A new study has revealed around 80% of Indonesian banks plan to execute or expand their use of financial literacy tools over the next 12 months, making it the second-highest rate in the Asian Pacific.
The number of people using their smartphones for banking in the region is one of the highest, sitting at 75%, according to a Backbase commissioned study, conducted by Forrester Consulting. While this was largely driven by younger Indonesians, it also shows the increased demand for more digital services through mobile devices such as savings and budgeting tools, spending analysis, and automatic debt repayments.
Backbase APAC Regional Vice President, Iman Ghodosi, believes that banks are becoming more mindful of the financial decisions of their customers and banks are going ‘all in’. Mr Ghodosi said:
“It’s a very exciting time for the digital banking industry and what we’re noticing is that as the competition heats up, banks are finding improved ways to keep their customers interested in their services. There are also wider social issues such as financial literacy and inclusion that banks are actively addressing. 58% of banks in the region plan to increase their spend on financial wellness initiatives over the next 12 months. 94% are also planning to or are actively expanding their digital money management and financial wellness tools for customers.”
There’s also a bigger push to drive growth for the digital banking industry following new banking rules in Indonesia that allows almost full foreign ownership of local lenders. Mr Ghodosi added:
“It’s more important than ever to own the relationship with your customer to stay ahead of the pack in the engagement banking era. This future-proof way of operating stresses a one-platform approach for banking. It completely re-architects the bank to focus on the customer, moving away from siloed technology investments.”
Financial wellness apps is a solution to protect the vulnerable
Indonesia’s IT Ministry blocked almost 450 illegal technology providers in the first half of 2021 alone. This has brought the low financial literacy into the national spotlight, showing just how vulnerable unprepared customers can be.
As a solution to this rising issue and the growing gap in financial inclusion, banks are leaning on financial wellness apps as a way to provide access to useful and affordable financial products and services.

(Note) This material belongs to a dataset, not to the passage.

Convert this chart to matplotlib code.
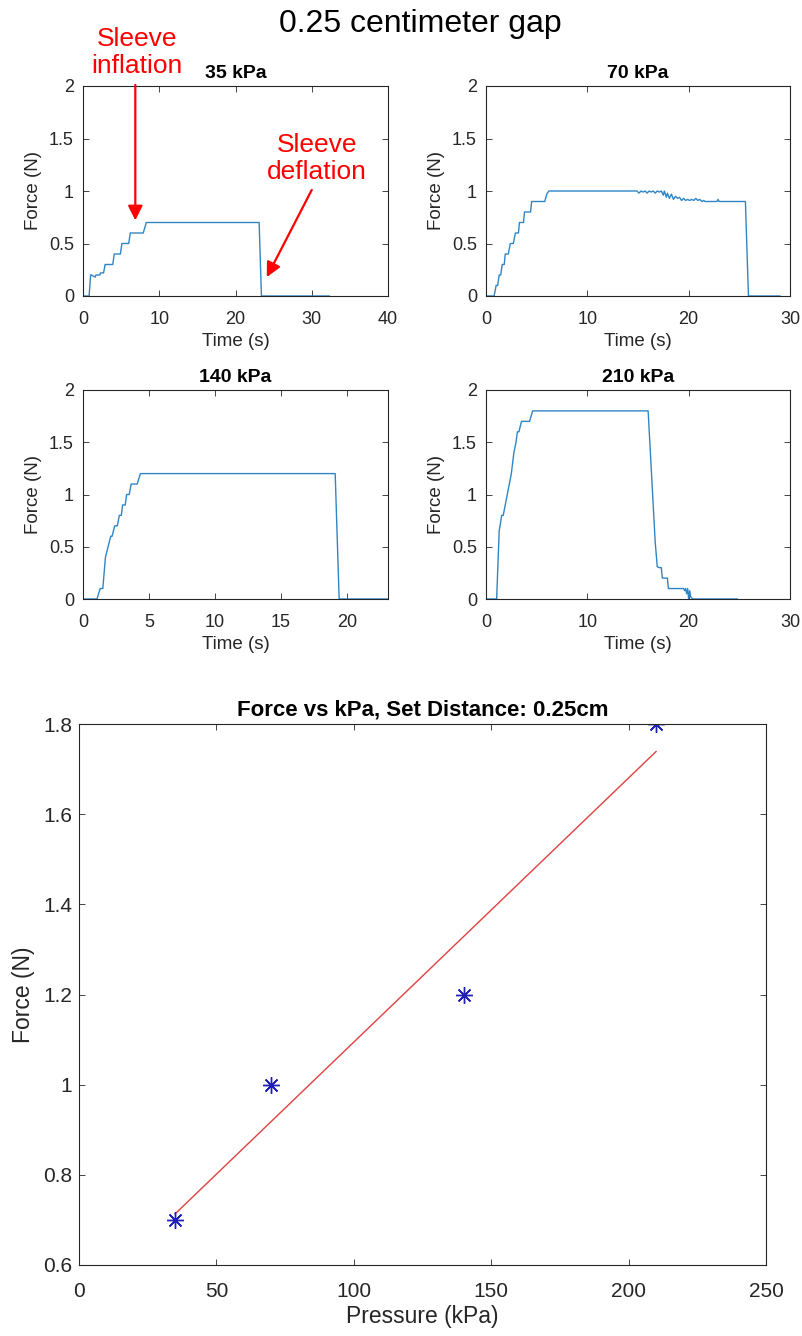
import numpy as np
import matplotlib
matplotlib.use("Agg")
import matplotlib.pyplot as plt
from matplotlib.ticker import FormatStrFormatter

plt.rcParams['font.family'] = ['Liberation Sans', 'DejaVu Sans']

# ---------------- data ----------------
t35 = [0, 0.8, 1.0, 1.1, 1.6, 1.7, 2.2, 2.3, 2.7, 2.9, 3.0, 3.9, 4.1, 4.9, 5.1, 6.0, 6.2, 7.9, 8.3, 23.1, 23.4, 32.3]
f35 = [0, 0, 0.2, 0.2, 0.18, 0.2, 0.2, 0.22, 0.22, 0.3, 0.3, 0.3, 0.4, 0.4, 0.5, 0.5, 0.6, 0.6, 0.7, 0.7, 0, 0]

t70 = [0, 0.8, 1.0, 1.15, 1.3, 1.45, 1.6, 1.8, 1.9, 2.2, 2.4, 2.7, 2.9, 3.2, 3.3, 3.7, 3.8, 4.4, 4.5, 5.8, 6.0, 6.2,
       14.9, 15.1, 15.3, 15.5, 15.7, 15.9, 16.1, 16.3, 16.5, 16.7, 16.9, 17.1, 17.3, 17.5, 17.6, 17.8, 17.9, 18.1,
       18.3, 18.5, 18.7, 18.9, 19.1, 19.3, 19.5, 19.7, 19.9, 20.1, 20.3, 20.5, 20.7, 20.9, 21.1, 21.3, 21.5, 21.6,
       22.8, 22.9, 23.0, 25.6, 25.9, 29.0]
f70 = [0, 0, 0.1, 0.1, 0.2, 0.2, 0.3, 0.3, 0.4, 0.4, 0.5, 0.5, 0.6, 0.6, 0.7, 0.7, 0.8, 0.8, 0.9, 0.9, 0.97, 1.0,
       1.0, 0.98, 1.0, 0.99, 1.0, 0.98, 1.0, 0.99, 1.0, 0.98, 1.0, 0.99, 1.0, 0.96, 1.0, 0.94, 0.98, 0.93,
       0.97, 0.92, 0.95, 0.93, 0.94, 0.91, 0.93, 0.91, 0.92, 0.91, 0.92, 0.91, 0.93, 0.91, 0.92, 0.9, 0.91, 0.9,
       0.9, 0.92, 0.9, 0.9, 0, 0]

t140 = [0, 1.06, 1.3, 1.5, 1.7, 1.9, 2.1, 2.2, 2.4, 2.6, 2.75, 2.9, 3.0, 3.2, 3.3, 3.5, 3.65, 4.1, 4.35, 19.1, 19.4, 23.1]
f140 = [0, 0, 0.1, 0.1, 0.4, 0.5, 0.6, 0.6, 0.7, 0.7, 0.8, 0.8, 0.9, 0.9, 1.0, 1.0, 1.1, 1.1, 1.2, 1.2, 0, 0]

t210 = [0, 1.05, 1.3, 1.55, 1.7, 1.9, 2.1, 2.5, 2.75, 2.96, 3.1, 3.25, 3.5, 3.7, 4.3, 4.6, 16.0, 16.3, 16.7, 16.9,
        17.1, 17.3, 17.4, 17.9, 18.0, 19.5, 19.6, 19.7, 19.8, 19.9, 20.0, 20.1, 20.2, 20.4, 24.8]
f210 = [0, 0, 0.65, 0.8, 0.8, 0.9, 1.0, 1.2, 1.4, 1.5, 1.6, 1.6, 1.7, 1.7, 1.7, 1.8, 1.8, 1.26, 0.54, 0.31,
        0.3, 0.3, 0.2, 0.2, 0.1, 0.1, 0.08, 0.1, 0.05, 0.1, 0.0, 0.08, 0.02, 0.0, 0.0]

pressure = [35, 70, 140, 210]
force = [0.7, 1.0, 1.2, 1.8]

titles = ["35 kPa", "70 kPa", "140 kPa", "210 kPa"]
xmaxes = [40, 30, 23.1, 30]
xtick_sets = [[0, 10, 20, 30, 40], [0, 10, 20, 30], [0, 5, 10, 15, 20], [0, 10, 20, 30]]

# ---------------- figure ----------------
W, H = 803, 1336
fig = plt.figure(figsize=(W / 100, H / 100), dpi=100)

def box(l, t, r, b):
    return [l / W, 1 - b / H, (r - l) / W, (b - t) / H]

rects = [box(83, 86, 388, 296), box(486, 86, 790, 296),
         box(83, 390, 388, 599), box(486, 390, 790, 599)]
series = [(t35, f35), (t70, f70), (t140, f140), (t210, f210)]

TXT = '#262626'
LINE = '#2f86c6'

def style(ax, fs, xpad, ypad):
    for s in ax.spines.values():
        s.set_color('#262626')
        s.set_linewidth(0.8)
    ax.tick_params(direction='in', top=True, right=True, labelsize=fs,
                   colors=TXT, length=4, width=0.6)
    ax.tick_params(axis='x', pad=xpad)
    ax.tick_params(axis='y', pad=ypad)

axes = []
for rect, (t, f), ttl, xm, xt in zip(rects, series, titles, xmaxes, xtick_sets):
    ax = fig.add_axes(rect)
    ax.plot(t, f, color=LINE, lw=1.0)
    ax.set_xlim(0, xm)
    ax.set_ylim(0, 2)
    ax.set_xticks(xt)
    ax.set_yticks([0, 0.5, 1, 1.5, 2])
    ax.yaxis.set_major_formatter(FormatStrFormatter('%g'))
    ax.set_xlabel('Time (s)', fontsize=13.5, color=TXT, labelpad=4)
    ax.set_ylabel('Force (N)', fontsize=13.5, color=TXT, labelpad=5)
    ax.set_title(ttl, fontsize=14, fontweight='bold', pad=6)
    style(ax, 13, 10.5, 6.5)
    axes.append(ax)

# annotations on first subplot
a0 = axes[0]
a0.text(7.1, 2.32, 'Sleeve\ninflation', color='red', fontsize=19, ha='center', va='center',
        linespacing=1.15, clip_on=False)
a0.annotate('', xy=(6.86, 0.72), xytext=(6.86, 2.01), xycoords='data',
            arrowprops=dict(arrowstyle='-|>', color='red', lw=1.6, mutation_scale=22,
                            shrinkA=0, shrinkB=0), annotation_clip=False)
a0.text(30.7, 1.31, 'Sleeve\ndeflation', color='red', fontsize=19, ha='center', va='center',
        linespacing=1.15, clip_on=False)
a0.annotate('', xy=(24.1, 0.18), xytext=(30.0, 1.01), xycoords='data',
            arrowprops=dict(arrowstyle='-|>', color='red', lw=1.6, mutation_scale=22,
                            shrinkA=0, shrinkB=0), annotation_clip=False)

fig.text(420 / W, 1 - 24 / H, '0.25 centimeter gap', fontsize=23, ha='center', va='center', color='black')

# bottom plot
axb = fig.add_axes(box(79, 724, 766, 1265))
coef = np.polyfit(pressure, force, 1)
xfit = np.array([pressure[0], pressure[-1]])
axb.plot(xfit, np.polyval(coef, xfit), color='#e04040', lw=1.0)
axb.plot(pressure, force, linestyle='none', marker=(8, 2, 0), color='#1f1fb8', markersize=12,
         markeredgewidth=1.0)
axb.set_xlim(0, 250)
axb.set_ylim(0.6, 1.8)
axb.set_xticks([0, 50, 100, 150, 200, 250])
axb.set_yticks([0.6, 0.8, 1.0, 1.2, 1.4, 1.6, 1.8])
axb.yaxis.set_major_formatter(FormatStrFormatter('%g'))
axb.set_xlabel('Pressure (kPa)', fontsize=16.5, color=TXT, labelpad=3)
axb.set_ylabel('Force (N)', fontsize=16.5, color=TXT, labelpad=6)
axb.set_title('Force vs kPa, Set Distance: 0.25cm', fontsize=16, fontweight='bold', pad=6)
style(axb, 15, 12, 5)

fig.savefig('out.png', dpi=100)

Mr Ghodosi stresses that low financial literacy has become the greatest barrier to financial inclusion:
“These apps empower users by providing them with tools, suggestions, and guidelines for better financial living, Banks want to protect their vulnerable customers, keep them for longer, and help to prevent some of the illegal activity happening in the industry.”
This vision is echoed by the recent findings that show banks are focusing on caring for and protecting their customers through advancements in artificial intelligence and data analytics. For instance, of the Indonesian retail banking business decision-makers interviewed;
- 68% said preventing exploitation of vulnerable and older customers was an important aspect of financial wellness apps;
- 66% believed identifying risks of vulnerability and financial difficulty in their customers was important;
- 76% wanted to encourage customers to build better financial habits for a successful future.
Outdated technology and silos key roadblocks
Success in the engagement banking era isn’t without its challenges for banks. The new study uncovered that 66% of retail banking business decision-makers feel that outdated technology is a roadblock to complete transformation. Organizational silos and competing priorities are also a barrier when trying to implement a future-proof digital banking platform. Mr Ghodosi said:
“Banks need to address these challenges as quickly as possible, as whoever succeeds first will have a clear competitive advantage over the others. Another aspect that is sometimes forgotten in the process is the immense data collection opportunities available. Consumers are waiting for these services. At the end of the day, It’s a win-win for both customers and institutions, and we can’t wait to see what happens next.”